I’ve coded a graph that performs stacking using the mlr3
package. The original code can be found here using a reproducible example. In summary, in a first step, I tuned the parameters of the level 0 learners, and in a final step, I used the predictions from the tuned level 0 learners to obtain the predictions of an ensemble learner (i.e., the averaged predictions of the level 0 learners). For the final step, I used mlr3pipelines::LearnerClassifAvg
as follows:
learner_avg <- mlr3pipelines::LearnerClassifAvg$new(id = "classif.avg")
learner_avg$predict_type <- "prob"
My actual data is spatial data, so I used the resampling method below to tune the level 0 learners (thus step 1):
inner_resampling <- mlr3::rsmp("repeated_sptcv_cstf", folds = 10, repeats = 100)
I thought I could use this resampling method for the final step, but it doesn’t work. For example, the command line below doesn’t work. Only “cv” or “insample” can be used.
po_learner_glmnet <- mlr3pipelines::po("learner_cv", learner = tuned_learner_glmnet, resampling.method = "sptcv_cstf")
I think that the difference between the resampling methods used in the level 0 (“sptcv_cstf”) and level 1 (“cv”) could pose an issue.

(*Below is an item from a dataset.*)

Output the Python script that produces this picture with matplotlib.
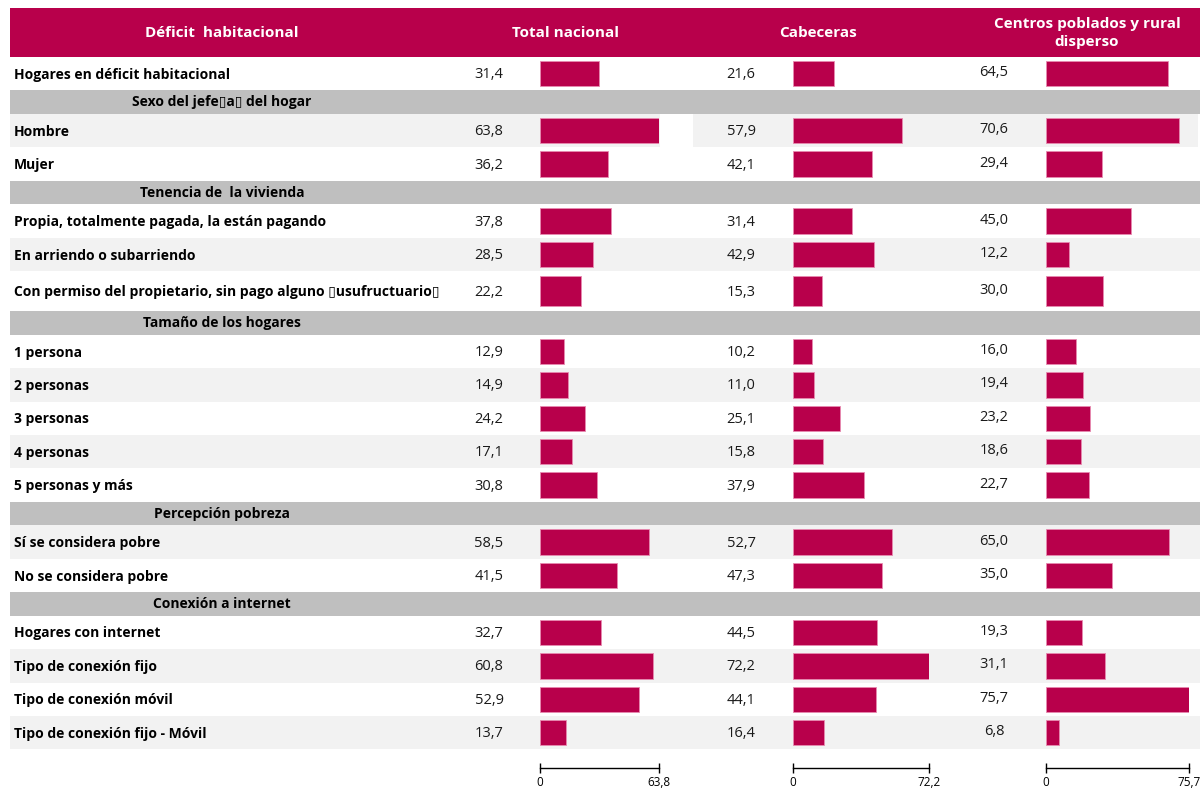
import numpy as np
import matplotlib
matplotlib.use("Agg")
import matplotlib.pyplot as plt

plt.rcParams['font.family'] = ['Open Sans', 'DejaVu Sans']

# ---------------- data ----------------
B = "\u25af"
row_labels = [
    "Hogares en déficit habitacional",
    f"Sexo del jefe{B}a{B} del hogar",
    "Hombre",
    "Mujer",
    "Tenencia de  la vivienda",
    "Propia, totalmente pagada, la están pagando",
    "En arriendo o subarriendo",
    f"Con permiso del propietario, sin pago alguno {B}usufructuario{B}",
    "Tamaño de los hogares",
    "1 persona",
    "2 personas",
    "3 personas",
    "4 personas",
    "5 personas y más",
    "Percepción pobreza",
    "Sí se considera pobre",
    "No se considera pobre",
    "Conexión a internet",
    "Hogares con internet",
    "Tipo de conexión fijo",
    "Tipo de conexión móvil",
    "Tipo de conexión fijo - Móvil",
]
is_section = [False, True, False, False, True, False, False, False, True,
              False, False, False, False, False, True, False, False, True,
              False, False, False, False]
nan = np.nan
total_nacional = [31.4, nan, 63.8, 36.2, nan, 37.8, 28.5, 22.2, nan, 12.9, 14.9,
                  24.2, 17.1, 30.8, nan, 58.5, 41.5, nan, 32.7, 60.8, 52.9, 13.7]
cabeceras = [21.6, nan, 57.9, 42.1, nan, 31.4, 42.9, 15.3, nan, 10.2, 11.0,
             25.1, 15.8, 37.9, nan, 52.7, 47.3, nan, 44.5, 72.2, 44.1, 16.4]
centros = [64.5, nan, 70.6, 29.4, nan, 45.0, 12.2, 30.0, nan, 16.0, 19.4,
           23.2, 18.6, 22.7, nan, 65.0, 35.0, nan, 19.3, 31.1, 75.7, 6.8]
column_titles = ["Déficit  habitacional", "Total nacional", "Cabeceras",
                 "Centros poblados y rural\ndisperso"]
shaded = [False, False, True, False, False, False, True, False, False,
          False, True, False, True, False, False, True, False, False,
          False, True, False, True]

# ---------------- layout ----------------
W, H = 1202, 789
CRIMSON = "#B8004B"
STRIPE = "#F2F2F2"
SECTION = "#BFBFBF"

fig = plt.figure(figsize=(W / 100, H / 100), dpi=100)
ax0 = fig.add_axes([0, 0, 1, 1])
ax0.set_xlim(0, W)
ax0.set_ylim(H, 0)
ax0.axis('off')

heights = []
for i, s in enumerate(is_section):
    if s:
        heights.append(23.6)
    elif i == 7:
        heights.append(40.0)
    else:
        heights.append(33.4)
tops = 57 + np.concatenate([[0], np.cumsum(heights)[:-1]])
centers = tops + np.array(heights) / 2

# header band
ax0.barh(32.5, 1190, left=10, height=49, color=CRIMSON)
hdr_x = [222, 565, 818, 1087]
for t, x in zip(column_titles, hdr_x):
    ax0.text(x, 33, t, ha='center', va='center', color='white',
             fontsize=11, fontweight='bold', linespacing=1.3)

for i, (lab, s) in enumerate(zip(row_labels, is_section)):
    c, h = centers[i], heights[i]
    if s:
        ax0.barh(c, 1190, left=10, height=h, color=SECTION)
        ax0.text(222, c, lab, ha='center', va='center', fontsize=10,
                 fontweight='bold', color='black')
    else:
        if shaded[i]:
            if i == 2:
                ax0.barh(c, 650, left=10, height=h, color=STRIPE)
                ax0.barh(c, 505, left=693, height=h, color=STRIPE)
            else:
                ax0.barh(c, 1190, left=10, height=h, color=STRIPE)
        ax0.text(14, c + 1, lab, ha='left', va='center', fontsize=10,
                 fontweight='bold', color='black')

# bar columns
cols = [
    (total_nacional, 540, 119, 489, 0),
    (cabeceras, 793, 136, 741, 0),
    (centros, 1046, 143, 994, -2),
]
for vals, x0, wpx, vx, dy in cols:
    vals = np.array(vals, dtype=float)
    vmax = np.nanmax(vals)
    ax = fig.add_axes([x0 / W, 0, wpx / W, 1])
    ax.set_xlim(0, vmax)
    ax.set_ylim(H, 0)
    ax.axis('off')
    ax.patch.set_alpha(0)
    mask = ~np.isnan(vals)
    ax.barh(centers[mask], vals[mask], height=np.array(heights)[mask] * 0.76,
            color=CRIMSON, edgecolor="#E88AB0", linewidth=0.6)
    for c, v in zip(centers[mask], vals[mask]):
        ax0.text(vx, c + 1 + dy, f"{v:.1f}".replace('.', ','), ha='center',
                 va='center', fontsize=10.5, color='#1a1a1a')
    # scale axis
    sax = fig.add_axes([x0 / W, (H - 768) / H, wpx / W, 0.0001])
    sax.set_xlim(0, vmax)
    sax.patch.set_alpha(0)
    for sp in ['top', 'left', 'right']:
        sax.spines[sp].set_visible(False)
    sax.spines['bottom'].set_linewidth(1.0)
    sax.set_yticks([])
    sax.set_xticks([0, vmax])
    sax.set_xticklabels(["0", f"{vmax:.1f}".replace('.', ',')])
    sax.tick_params(axis='x', direction='inout', length=7, width=1.0,
                    labelsize=8.5, pad=2)

fig.savefig("out.png", dpi=100)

The cross-validated predictions at the level 1 should be obtained using a spatial resampling method to be consistent. Is there a solution to this problem?
If needed, here’s an example of how I constructed the stacking pipelines:
po_learner_glmnet <- mlr3pipelines::po("learner_cv", learner = tuned_learner_glmnet)
po_learner_rpart <- mlr3pipelines::po("learner_cv", learner = tuned_learner_rpart)
graph_level_0 <- mlr3pipelines::gunion(list(po_learner_glmnet_cv, po_learner_rpart_cv)) %>>%
mlr3pipelines::po("featureunion")
graph_levels_0_and_1 <- graph_level_0 %>>% learner_avg
learner_graph_levels_0_and_1 <- mlr3::as_learner(graph_levels_0_and_1)
learner_graph_levels_0_and_1$train(task_sp)